The South Pacific is home to a myriad of island groups. One of these groups, the Solomon Islands, provides the setting for the following case study. The Marovo Lagoon Resource Management Project was initiated by the Marovo community of Western Province. The paper, by Graham Baines and Edvard Hviding, describes the reciprocal nature of the project's research. Visiting scientists impart their experience to Marovo residents. In turn, the Marovo people provide the visitors with hands-on training in traditional skills. The results are mutually beneficial and act to preserve the traditional wisdom of the Marovo community.

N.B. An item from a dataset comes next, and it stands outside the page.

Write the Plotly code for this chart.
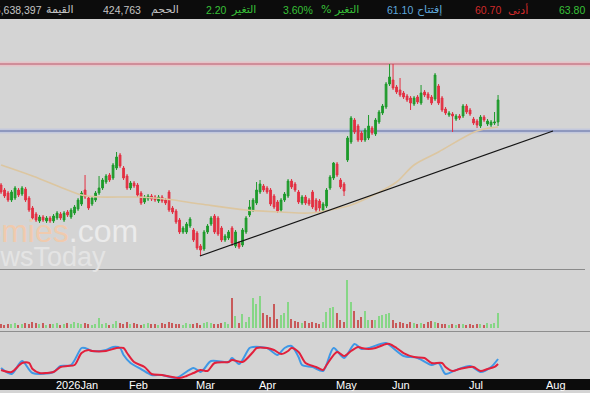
import plotly.graph_objects as go

W, H = 590, 393

# ---------------- data ----------------
opens = [54.8,54.3,54.0,53.3,53.5,54.3,53.9,54.4,53.5,52.5,
         51.9,51.2,51.6,51.2,51.5,51.2,51.5,51.9,51.3,52.1,
         51.6,52.0,52.4,52.9,54.3,53.5,52.9,53.3,54.0,54.5,
         55.1,55.8,55.5,56.5,57.8,56.5,55.7,54.5,55.0,54.8,
         54.0,53.1,53.4,53.7,53.6,53.2,53.6,53.3,54.1,52.5,
         52.2,51.3,50.1,50.1,50.7,50.3,50.0,48.7,48.4,50.1,
         50.9,51.7,51.5,50.5,49.3,49.5,50.5,48.7,49.0,48.8,
         50.1,51.8,52.3,53.0,54.1,54.7,54.5,54.3,53.7,53.1,
         52.3,53.3,53.7,55.2,54.9,54.1,53.0,53.6,53.3,54.1,
         53.3,53.2,52.3,52.7,54.5,55.5,56.9,55.3,54.9,57.3,
         59.1,61.3,60.7,60.0,59.3,59.5,60.5,59.9,61.1,62.0,
         62.6,64.9,65.3,64.6,64.3,64.0,63.7,63.5,62.9,63.6,
         63.0,64.1,63.9,63.6,63.4,64.7,63.5,62.4,61.8,61.9,
         61.4,61.7,61.7,62.7,62.3,61.4,61.2,60.7,61.6,60.9,
         60.8,61.0,61.1]
closes = [54.1,53.7,53.3,54.1,54.5,53.8,54.5,53.3,52.3,51.5,
          51.3,51.6,51.3,51.5,51.2,51.7,52.0,51.5,52.0,51.8,
          52.3,52.6,53.3,54.0,53.6,52.5,53.5,54.0,54.5,55.3,
          55.7,55.3,56.8,57.6,56.7,55.5,54.5,55.0,54.7,53.8,
          53.0,53.6,53.7,53.4,53.3,53.6,53.2,53.0,52.3,52.1,
          51.1,50.1,50.5,50.9,51.4,49.3,48.5,48.3,50.1,50.7,
          51.5,50.1,49.9,49.3,49.7,50.1,49.0,50.1,48.6,50.3,
          51.5,52.6,53.3,54.3,54.9,54.3,54.1,52.9,52.6,52.2,
          53.3,53.9,55.2,54.6,54.3,53.1,53.6,53.0,52.9,52.6,
          52.3,52.5,52.9,54.3,55.6,57.0,55.8,54.6,54.2,59.5,
          61.5,60.1,59.3,59.3,60.3,60.7,60.0,61.3,62.1,62.7,
          64.9,65.6,64.5,64.1,63.8,63.6,63.3,63.0,63.5,63.1,
          64.0,63.8,63.5,63.0,65.8,63.0,62.3,62.0,62.0,61.7,
          61.7,61.5,62.7,62.1,61.9,61.0,60.8,61.6,61.3,61.2,
          61.1,61.1,63.3]
highs = [55.0,54.5,54.2,54.3,54.7,54.5,54.7,54.6,53.7,52.7,
         52.1,51.8,51.8,51.7,51.7,51.9,52.2,52.1,52.2,52.3,
         52.5,52.8,53.5,54.2,55.8,53.7,53.7,54.2,55.7,55.5,
         55.9,56.0,57.0,58.1,58.0,56.7,55.9,55.2,55.2,55.0,
         54.2,53.8,53.9,53.9,53.8,53.8,53.8,53.5,54.3,52.7,
         52.4,51.5,50.7,51.1,51.6,50.5,50.2,48.9,50.3,50.9,
         51.7,51.9,51.7,50.7,49.9,50.3,50.7,50.3,49.2,50.5,
         51.7,53.3,53.5,55.1,55.3,54.9,54.7,54.5,53.9,53.3,
         53.5,54.1,55.4,55.4,55.1,54.3,53.8,53.8,53.5,54.3,
         53.5,53.4,53.1,54.5,55.8,57.1,57.1,55.5,55.1,59.7,
         61.7,61.5,60.9,60.2,60.5,61.8,60.7,61.5,62.3,62.9,
         65.1,66.9,66.9,64.8,65.5,64.2,63.9,63.7,63.7,63.8,
         64.8,64.3,64.1,63.8,66.0,64.9,63.7,62.6,62.2,62.1,
         61.9,61.9,62.9,62.9,62.5,61.6,61.4,61.8,61.8,61.4,
         61.3,62.1,63.8]
lows = [53.9,53.5,53.1,53.1,53.3,53.6,53.7,53.1,52.1,51.3,
        51.1,51.0,51.1,51.0,51.0,51.0,51.3,51.3,51.1,51.6,
        51.4,51.8,52.2,52.7,53.4,52.3,52.7,53.1,53.8,54.3,
        54.9,55.1,55.3,56.3,56.5,55.3,54.3,54.3,54.5,53.6,
        52.8,52.9,53.2,53.2,53.1,53.0,53.0,52.8,52.1,51.9,
        50.9,49.9,49.9,49.9,50.5,49.1,48.3,47.7,48.2,49.9,
        50.7,49.9,49.7,49.1,49.1,49.3,48.7,48.5,48.4,48.6,
        49.9,51.6,52.1,52.8,53.9,54.1,53.9,52.7,52.4,52.0,
        52.1,53.1,53.5,54.4,54.1,52.9,52.8,52.8,52.7,52.4,
        52.1,52.1,52.1,52.5,54.3,55.3,55.6,54.4,53.7,57.1,
        58.9,59.9,59.1,59.1,59.1,59.3,59.8,59.7,60.9,61.8,
        62.4,64.7,64.3,63.9,63.6,63.4,63.1,62.3,62.7,62.9,
        62.8,63.6,63.3,62.8,63.2,62.8,62.1,61.8,61.6,60.1,
        61.2,61.3,61.5,61.9,61.7,60.8,60.5,60.5,61.1,60.7,
        60.6,60.8,60.7]
volume_k = [113,85,113,113,142,85,113,142,113,170,142,113,142,85,113,
            113,142,85,113,142,113,170,142,113,142,113,85,113,
            283,
            113,142,85,113,198,
            142,113,170,113,142,113,85,113,142,113,113,85,142,113,170,142,
            113,113,85,142,113,113,142,85,142,170,142,113,113,142,170,113,
            849,340,142,396,170,311,849,679,906,425,368,311,679,255,368,425,736,255,198,
            170,142,198,142,170,142,113,170,
            453,566,594,425,226,170,1358,736,481,226,311,481,226,226,226,340,368,396,425,226,
            142,170,142,113,170,142,113,142,113,170,198,170,142,113,113,85,113,85,113,113,
            85,113,85,113,113,85,142,113,142,
            424.763]

ma_idx = [0, 9, 19, 23, 28, 38, 47, 57, 70, 80, 88, 94, 100, 107, 113, 118, 125, 136, 142]
ma_val = [56.8, 55.7, 54.3, 53.8, 53.6, 53.6, 53.4, 52.9, 52.3, 52.1, 52.0, 52.3, 52.8,
          53.9, 55.1, 56.8, 58.1, 60.2, 60.6]

stoch_k_idx = [0,3,6,9,15,17,20,23,24,26,30,32,34,35,37,40,43,46,50,55,57,58,60,65,66,68,
               71,72,76,79,81,83,85,86,89,92,95,98,101,103,105,110,112,115,119,123,125,127,
               130,134,137,140,142]
stoch_k = [23.9,10.9,39.1,13.0,15.2,28.3,30.4,67.4,67.4,60.9,63.0,69.6,67.4,52.2,34.8,21.7,
           8.7,8.7,2.2,23.9,15.2,21.7,39.1,37.0,45.7,32.6,67.4,69.6,67.4,52.2,67.4,71.7,47.8,
           30.4,26.1,17.4,67.4,45.7,76.1,65.2,67.4,78.3,67.4,50.0,45.7,30.4,34.8,10.9,19.6,
           28.3,15.2,26.1,43.5]
stoch_d_idx = [0,3,6,8,9,11,13,15,17,19,21,23,25,26,30,33,35,36,38,41,43,46,51,53,55,57,59,
               61,65,66,69,72,73,76,78,80,82,83,85,87,90,92,93,96,98,100,102,103,105,107,110,
               111,113,115,118,121,123,126,127,129,131,134,135,137,139,141,142]
stoch_d = [19.6,15.2,34.8,34.8,21.7,13.0,13.0,15.2,26.1,28.3,30.4,56.5,63.0,60.9,60.9,67.4,
           67.4,56.5,37.0,26.1,10.9,8.7,2.2,6.5,13.0,19.6,17.4,34.8,37.0,41.3,37.0,58.7,67.4,
           67.4,63.0,54.3,60.9,67.4,58.7,34.8,26.1,19.6,30.4,58.7,50.0,60.9,69.6,67.4,65.2,
           67.4,76.1,76.1,67.4,56.5,47.8,45.7,34.8,34.8,26.1,17.4,21.7,26.1,26.1,17.4,21.7,
           26.1,32.6]

resistance = 66.9
support = 60.2
trend_idx = [56.8, 157.7]
trend_val = [47.7, 60.2]

month_idx = [15, 36, 55, 73, 95, 111, 133, 155]
month_labels = ["2026Jan", "Feb", "Mar", "Apr", "May", "Jun", "Jul", "Aug"]

header_items = [  # text, center px, colour, font
    ("25,638,397", None, "#c4c4c4", "num"),
    ("القيمة", 60, "#c4c4c4", "ar"),
    ("424,763", 122, "#c4c4c4", "num"),
    ("الحجم", 165, "#c4c4c4", "ar"),
    ("2.20", 216, "#38c038", "num"),
    ("التغير", 243, "#38c038", "ar"),
    ("3.60%", 298, "#38c038", "num"),
    ("% التغير", 340, "#38c038", "ar"),
    ("61.10", 400, "#5fa8dc", "num"),
    ("إفتتاح", 430, "#5fa8dc", "ar"),
    ("60.70", 488, "#d02a2a", "num"),
    ("أدنى", 518, "#d02a2a", "ar"),
    ("63.80", 572, "#38c038", "num"),
]

# ---------------- figure ----------------
def py(px):
    return 1 - px / H

GREEN = "#1d9a2a"
RED = "#e33042"
BG = "#d4d4d4"

x = list(range(len(opens)))
fig = go.Figure()

fig.add_trace(go.Scatter(x=ma_idx, y=ma_val, mode="lines",
                         line=dict(color="#dcc6a0", width=1.6, shape="spline", smoothing=1.0),
                         hoverinfo="skip"))
fig.add_trace(go.Scatter(x=trend_idx, y=trend_val, mode="lines",
                         line=dict(color="#151515", width=1.2), hoverinfo="skip"))
fig.add_trace(go.Candlestick(x=x, open=opens, high=highs, low=lows, close=closes,
                             increasing=dict(line=dict(color=GREEN, width=1), fillcolor=GREEN),
                             decreasing=dict(line=dict(color=RED, width=1), fillcolor=RED),
                             whiskerwidth=0))

vcol = ["#86d686" if c >= o else "#c85a5a" for o, c in zip(opens, closes)]
fig.add_trace(go.Bar(x=x, y=volume_k, yaxis="y2", width=0.32,
                     marker=dict(color=vcol, line=dict(width=0))))

fig.add_trace(go.Scatter(x=stoch_k_idx, y=stoch_k, yaxis="y3", mode="lines",
                         line=dict(color="#3f98e6", width=2, shape="spline", smoothing=0.8)))
fig.add_trace(go.Scatter(x=stoch_d_idx, y=stoch_d, yaxis="y3", mode="lines",
                         line=dict(color="#e2203c", width=2, shape="spline", smoothing=0.8)))

shapes = []
# support / resistance bands
for lvl, band, core in [(resistance, "#e6c3c8", "#b8586a"), (support, "#c3c8dc", "#5a68a0")]:
    shapes.append(dict(type="line", xref="paper", x0=0, x1=1, yref="y", y0=lvl, y1=lvl,
                       line=dict(color=band, width=5), layer="below"))
    shapes.append(dict(type="line", xref="paper", x0=0, x1=1, yref="y", y0=lvl, y1=lvl,
                       line=dict(color=core, width=1), layer="below"))
# panel separators
shapes.append(dict(type="line", xref="paper", yref="paper", x0=0, x1=585 / W,
                   y0=py(269.5), y1=py(269.5), line=dict(color="#8a8a8a", width=1)))
shapes.append(dict(type="line", xref="paper", yref="paper", x0=0, x1=1,
                   y0=py(331.5), y1=py(331.5), line=dict(color="#8e8e8e", width=1)))
# header and footer bars
shapes.append(dict(type="rect", xref="paper", yref="paper", x0=0, x1=1, y0=py(19), y1=1,
                   fillcolor="#0c0c0c", line=dict(width=0), layer="above"))
shapes.append(dict(type="rect", xref="paper", yref="paper", x0=0, x1=1, y0=py(390), y1=py(379),
                   fillcolor="#0c0c0c", line=dict(width=0), layer="above"))

annotations = []
for text, cx, col, kind in header_items:
    fam = "DejaVu Sans" if kind == "ar" else "Liberation Sans, Arial"
    size = 11 if kind == "ar" else 10.5
    if cx is None:
        annotations.append(dict(text=text, xref="paper", yref="paper", x=44 / W, xanchor="right",
                                y=py(9.5), yanchor="middle", showarrow=False,
                                font=dict(family=fam, size=size, color=col)))
    else:
        annotations.append(dict(text=text, xref="paper", yref="paper", x=cx / W, xanchor="center",
                                y=py(9.5), yanchor="middle", showarrow=False,
                                font=dict(family=fam, size=size, color=col)))
for mi, ml in zip(month_idx, month_labels):
    annotations.append(dict(text=ml, xref="x", yref="paper", x=mi, xanchor="left",
                            y=py(384.5), yanchor="middle", showarrow=False,
                            font=dict(family="Liberation Sans, Arial", size=11, color="#ffffff")))
# watermark
annotations.append(dict(text='<span style="color:#f0caad">economies</span>'
                             '<span style="color:#ebebeb">.com</span>',
                        xref="paper", yref="paper", x=140 / W, xanchor="right",
                        y=py(231), yanchor="middle", showarrow=False,
                        font=dict(family="Liberation Sans, Arial", size=32)))
annotations.append(dict(text="NewsToday", xref="paper", yref="paper", x=108 / W, xanchor="right",
                        y=py(257), yanchor="middle", showarrow=False,
                        font=dict(family="Liberation Sans, Arial", size=27, color="#e4e4e4")))

fig.update_layout(
    width=W, height=H, margin=dict(l=0, r=0, t=0, b=0),
    paper_bgcolor=BG, plot_bgcolor=BG, showlegend=False,
    xaxis=dict(range=[-0.3, 168.27], visible=False, rangeslider=dict(visible=False)),
    yaxis=dict(domain=[py(269), py(20)], range=[46.4, 71.3], visible=False),
    yaxis2=dict(domain=[py(328), py(276)], range=[0, 1472], visible=False, anchor="x"),
    yaxis3=dict(domain=[py(379), py(333)], range=[0, 100], visible=False, anchor="x"),
    shapes=shapes, annotations=annotations, bargap=0,
)

fig.write_html("out.html")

A cultural landscape approach to community-based conservation in Solomon Islands
International environmental organizations have an increasing commitment to the development of conservation programs in high-diversity regions where indigenous communities maintain customary rights to their lands and seas. A major challenge that these programs face is the alignment of international conservation values with those of the indigenous communities whose cooperation and support are vital. International environmental organizations are focused on biodiversity conservation, but local communities often have a different range of concerns and interests, only some of which relate to biodiversity. One solution to this problem involves adoption of a cultural landscape approach as the ethical and organizational foundation of the conservation program. In our conservation work in coastal Melanesia, we have developed a cultural landscape approach that involves the construction of a conceptual model of environment that reflects the indigenous perceptions of landscape. This model incorporates cultural, ideational, and spiritual values alongside other ecosystem services and underpins the conservation activities, priorities, and organizational structure of our programs. This cultural landscape model was a reaction to a survey of environmental values conducted by our team in which Solomon Islanders reported far greater interest in conserving cultural heritage sites than any other ecosystem resources. This caused a radical rethinking of community-based conservation programs. The methodologies we adopted are derived from the fields of archaeology and historical anthropology, in which there is an established practice of working through research problems within the framework of indigenous concepts of, and relationship to, landscape. In our work in Isabel Province, Solomon Islands, coastal communities have enthusiastically adopted conservation programs that are based on cultural landscape models that recognize indigenous values. A particularly useful tool is the Cultural Heritage Module, which identifies cultural heritage sites that become targets of conservation management and that are used as part of a holistic framework for thinking about broader conservation values.